• Source material:
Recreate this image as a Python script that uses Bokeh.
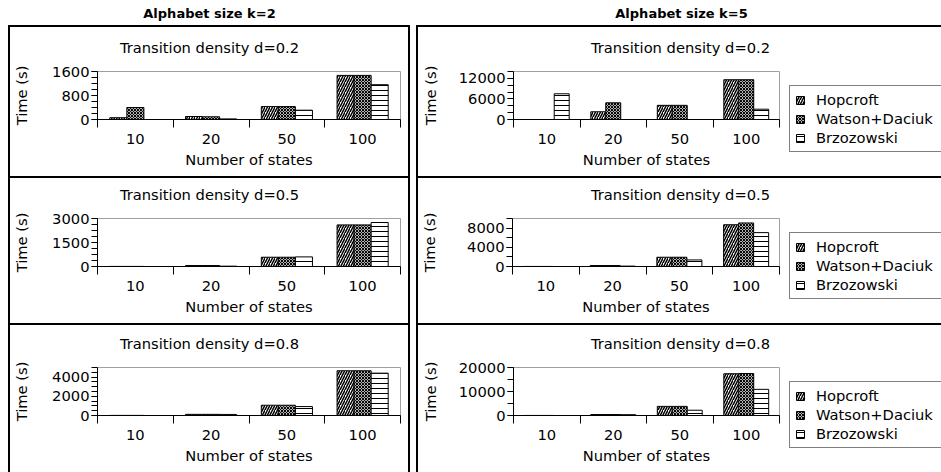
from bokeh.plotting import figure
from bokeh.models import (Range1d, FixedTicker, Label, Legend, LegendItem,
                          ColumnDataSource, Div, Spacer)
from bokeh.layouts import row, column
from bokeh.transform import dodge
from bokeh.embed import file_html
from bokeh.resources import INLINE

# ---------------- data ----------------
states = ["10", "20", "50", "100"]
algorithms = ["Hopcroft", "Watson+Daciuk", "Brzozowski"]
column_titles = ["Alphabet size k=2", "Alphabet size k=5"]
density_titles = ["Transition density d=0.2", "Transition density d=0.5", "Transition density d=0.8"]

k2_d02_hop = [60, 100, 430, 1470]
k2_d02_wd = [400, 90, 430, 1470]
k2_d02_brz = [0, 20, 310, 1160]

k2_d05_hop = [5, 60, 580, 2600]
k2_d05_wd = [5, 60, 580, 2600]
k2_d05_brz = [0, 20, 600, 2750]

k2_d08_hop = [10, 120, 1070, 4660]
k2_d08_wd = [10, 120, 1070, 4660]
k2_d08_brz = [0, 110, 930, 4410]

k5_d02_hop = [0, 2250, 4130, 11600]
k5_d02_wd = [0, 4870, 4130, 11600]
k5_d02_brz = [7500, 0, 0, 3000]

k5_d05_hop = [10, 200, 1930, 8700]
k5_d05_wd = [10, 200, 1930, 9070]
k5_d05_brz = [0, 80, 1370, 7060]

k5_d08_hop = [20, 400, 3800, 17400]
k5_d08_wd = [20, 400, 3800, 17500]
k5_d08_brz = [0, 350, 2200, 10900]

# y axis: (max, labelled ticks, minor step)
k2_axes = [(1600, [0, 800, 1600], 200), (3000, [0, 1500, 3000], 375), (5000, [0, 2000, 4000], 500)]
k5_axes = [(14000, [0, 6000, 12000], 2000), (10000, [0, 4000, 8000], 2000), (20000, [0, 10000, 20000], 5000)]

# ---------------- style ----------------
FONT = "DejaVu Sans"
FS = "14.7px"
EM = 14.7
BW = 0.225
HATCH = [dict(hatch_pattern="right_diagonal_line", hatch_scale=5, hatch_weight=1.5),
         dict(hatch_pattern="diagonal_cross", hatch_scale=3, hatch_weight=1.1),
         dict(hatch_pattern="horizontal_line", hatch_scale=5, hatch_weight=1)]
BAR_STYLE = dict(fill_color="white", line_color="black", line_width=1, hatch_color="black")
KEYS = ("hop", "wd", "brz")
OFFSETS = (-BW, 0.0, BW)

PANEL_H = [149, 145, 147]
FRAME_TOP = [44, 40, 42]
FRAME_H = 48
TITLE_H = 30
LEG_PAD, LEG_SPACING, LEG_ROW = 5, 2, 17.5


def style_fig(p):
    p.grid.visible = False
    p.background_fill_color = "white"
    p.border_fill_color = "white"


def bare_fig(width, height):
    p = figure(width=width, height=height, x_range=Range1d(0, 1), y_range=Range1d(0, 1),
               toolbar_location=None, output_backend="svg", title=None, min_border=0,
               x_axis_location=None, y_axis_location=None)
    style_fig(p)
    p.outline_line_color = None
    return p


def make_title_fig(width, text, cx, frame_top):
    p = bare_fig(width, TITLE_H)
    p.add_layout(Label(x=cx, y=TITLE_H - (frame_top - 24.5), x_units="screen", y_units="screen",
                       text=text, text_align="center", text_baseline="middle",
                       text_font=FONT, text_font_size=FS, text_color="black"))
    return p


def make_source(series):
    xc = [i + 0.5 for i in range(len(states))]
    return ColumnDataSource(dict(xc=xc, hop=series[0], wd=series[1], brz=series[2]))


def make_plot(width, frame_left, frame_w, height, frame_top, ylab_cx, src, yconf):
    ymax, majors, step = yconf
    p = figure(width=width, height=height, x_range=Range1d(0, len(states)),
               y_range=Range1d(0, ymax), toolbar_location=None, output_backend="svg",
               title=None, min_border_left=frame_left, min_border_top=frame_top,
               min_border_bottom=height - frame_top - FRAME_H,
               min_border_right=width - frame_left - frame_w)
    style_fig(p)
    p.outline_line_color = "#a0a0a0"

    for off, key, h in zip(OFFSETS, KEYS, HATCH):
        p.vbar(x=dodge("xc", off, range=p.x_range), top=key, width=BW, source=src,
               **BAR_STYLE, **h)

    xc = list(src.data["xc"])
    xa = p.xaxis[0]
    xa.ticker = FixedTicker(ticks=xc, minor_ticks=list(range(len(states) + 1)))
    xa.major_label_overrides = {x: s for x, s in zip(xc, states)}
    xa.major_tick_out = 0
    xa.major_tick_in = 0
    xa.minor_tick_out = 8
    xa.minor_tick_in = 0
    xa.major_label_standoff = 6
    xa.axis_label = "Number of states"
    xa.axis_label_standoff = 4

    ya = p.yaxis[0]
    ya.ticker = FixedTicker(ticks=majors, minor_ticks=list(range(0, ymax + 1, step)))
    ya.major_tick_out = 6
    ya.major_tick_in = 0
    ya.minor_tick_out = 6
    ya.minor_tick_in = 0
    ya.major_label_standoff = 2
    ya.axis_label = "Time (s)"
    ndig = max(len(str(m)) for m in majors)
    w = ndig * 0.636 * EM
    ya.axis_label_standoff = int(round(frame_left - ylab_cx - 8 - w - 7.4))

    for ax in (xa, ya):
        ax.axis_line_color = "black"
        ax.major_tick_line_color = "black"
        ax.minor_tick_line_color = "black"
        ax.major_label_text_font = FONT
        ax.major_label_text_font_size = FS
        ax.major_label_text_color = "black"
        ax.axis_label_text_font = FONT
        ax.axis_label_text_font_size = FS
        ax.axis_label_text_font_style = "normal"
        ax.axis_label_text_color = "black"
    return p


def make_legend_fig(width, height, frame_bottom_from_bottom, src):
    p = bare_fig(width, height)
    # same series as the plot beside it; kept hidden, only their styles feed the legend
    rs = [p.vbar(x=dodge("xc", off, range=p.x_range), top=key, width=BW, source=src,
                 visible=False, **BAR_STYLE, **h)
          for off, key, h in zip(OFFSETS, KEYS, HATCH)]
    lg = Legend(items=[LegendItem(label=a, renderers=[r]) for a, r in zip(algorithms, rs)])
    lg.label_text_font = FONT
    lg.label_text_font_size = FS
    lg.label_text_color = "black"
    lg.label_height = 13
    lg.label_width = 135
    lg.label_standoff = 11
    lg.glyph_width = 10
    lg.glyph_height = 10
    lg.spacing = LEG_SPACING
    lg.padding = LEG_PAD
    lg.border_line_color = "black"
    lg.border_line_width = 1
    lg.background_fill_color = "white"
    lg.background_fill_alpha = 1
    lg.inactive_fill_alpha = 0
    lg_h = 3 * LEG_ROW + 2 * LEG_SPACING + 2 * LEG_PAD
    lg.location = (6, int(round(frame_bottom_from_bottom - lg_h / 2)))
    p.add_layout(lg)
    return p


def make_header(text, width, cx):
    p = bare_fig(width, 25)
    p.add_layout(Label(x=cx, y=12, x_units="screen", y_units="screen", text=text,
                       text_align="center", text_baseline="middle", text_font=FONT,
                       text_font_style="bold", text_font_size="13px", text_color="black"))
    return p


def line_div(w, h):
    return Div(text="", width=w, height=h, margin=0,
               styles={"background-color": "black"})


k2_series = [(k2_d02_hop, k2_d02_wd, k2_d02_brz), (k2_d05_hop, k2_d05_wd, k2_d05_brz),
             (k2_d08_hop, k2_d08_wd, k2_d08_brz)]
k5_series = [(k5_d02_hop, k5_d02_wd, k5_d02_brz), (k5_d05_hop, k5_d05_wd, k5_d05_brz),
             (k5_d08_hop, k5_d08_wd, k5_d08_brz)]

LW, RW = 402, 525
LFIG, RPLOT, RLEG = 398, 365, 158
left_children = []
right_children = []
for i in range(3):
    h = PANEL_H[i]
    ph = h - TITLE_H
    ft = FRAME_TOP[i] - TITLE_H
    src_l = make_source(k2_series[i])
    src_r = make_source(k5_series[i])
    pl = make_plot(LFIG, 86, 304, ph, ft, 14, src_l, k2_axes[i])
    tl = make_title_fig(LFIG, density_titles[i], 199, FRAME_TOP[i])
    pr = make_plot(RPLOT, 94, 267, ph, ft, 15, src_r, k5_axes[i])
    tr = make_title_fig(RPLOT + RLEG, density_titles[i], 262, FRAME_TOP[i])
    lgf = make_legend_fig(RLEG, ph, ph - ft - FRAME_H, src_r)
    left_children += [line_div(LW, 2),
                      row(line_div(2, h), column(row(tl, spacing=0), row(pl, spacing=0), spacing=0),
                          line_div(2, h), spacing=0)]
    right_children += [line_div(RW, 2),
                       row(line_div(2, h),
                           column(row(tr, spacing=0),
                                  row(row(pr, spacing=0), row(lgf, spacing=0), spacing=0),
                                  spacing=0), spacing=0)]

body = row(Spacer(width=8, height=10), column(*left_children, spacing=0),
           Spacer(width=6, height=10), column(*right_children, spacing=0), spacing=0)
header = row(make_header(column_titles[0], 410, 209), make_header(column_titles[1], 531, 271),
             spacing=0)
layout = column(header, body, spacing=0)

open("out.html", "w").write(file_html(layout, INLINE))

• What the task requires: Repeat, with no pictures, each line from the beginning of the data through the line containing "10000, 20000], 5000)]", inclusive.

• Exercise result:
Recreate this image as a Python script that uses Bokeh.
from bokeh.plotting import figure
from bokeh.models import (Range1d, FixedTicker, Label, Legend, LegendItem,
                          ColumnDataSource, Div, Spacer)
from bokeh.layouts import row, column
from bokeh.transform import dodge
from bokeh.embed import file_html
from bokeh.resources import INLINE

# ---------------- data ----------------
states = ["10", "20", "50", "100"]
algorithms = ["Hopcroft", "Watson+Daciuk", "Brzozowski"]
column_titles = ["Alphabet size k=2", "Alphabet size k=5"]
density_titles = ["Transition density d=0.2", "Transition density d=0.5", "Transition density d=0.8"]

k2_d02_hop = [60, 100, 430, 1470]
k2_d02_wd = [400, 90, 430, 1470]
k2_d02_brz = [0, 20, 310, 1160]

k2_d05_hop = [5, 60, 580, 2600]
k2_d05_wd = [5, 60, 580, 2600]
k2_d05_brz = [0, 20, 600, 2750]

k2_d08_hop = [10, 120, 1070, 4660]
k2_d08_wd = [10, 120, 1070, 4660]
k2_d08_brz = [0, 110, 930, 4410]

k5_d02_hop = [0, 2250, 4130, 11600]
k5_d02_wd = [0, 4870, 4130, 11600]
k5_d02_brz = [7500, 0, 0, 3000]

k5_d05_hop = [10, 200, 1930, 8700]
k5_d05_wd = [10, 200, 1930, 9070]
k5_d05_brz = [0, 80, 1370, 7060]

k5_d08_hop = [20, 400, 3800, 17400]
k5_d08_wd = [20, 400, 3800, 17500]
k5_d08_brz = [0, 350, 2200, 10900]

# y axis: (max, labelled ticks, minor step)
k2_axes = [(1600, [0, 800, 1600], 200), (3000, [0, 1500, 3000], 375), (5000, [0, 2000, 4000], 500)]
k5_axes = [(14000, [0, 6000, 12000], 2000), (10000, [0, 4000, 8000], 2000), (20000, [0, 10000, 20000], 5000)]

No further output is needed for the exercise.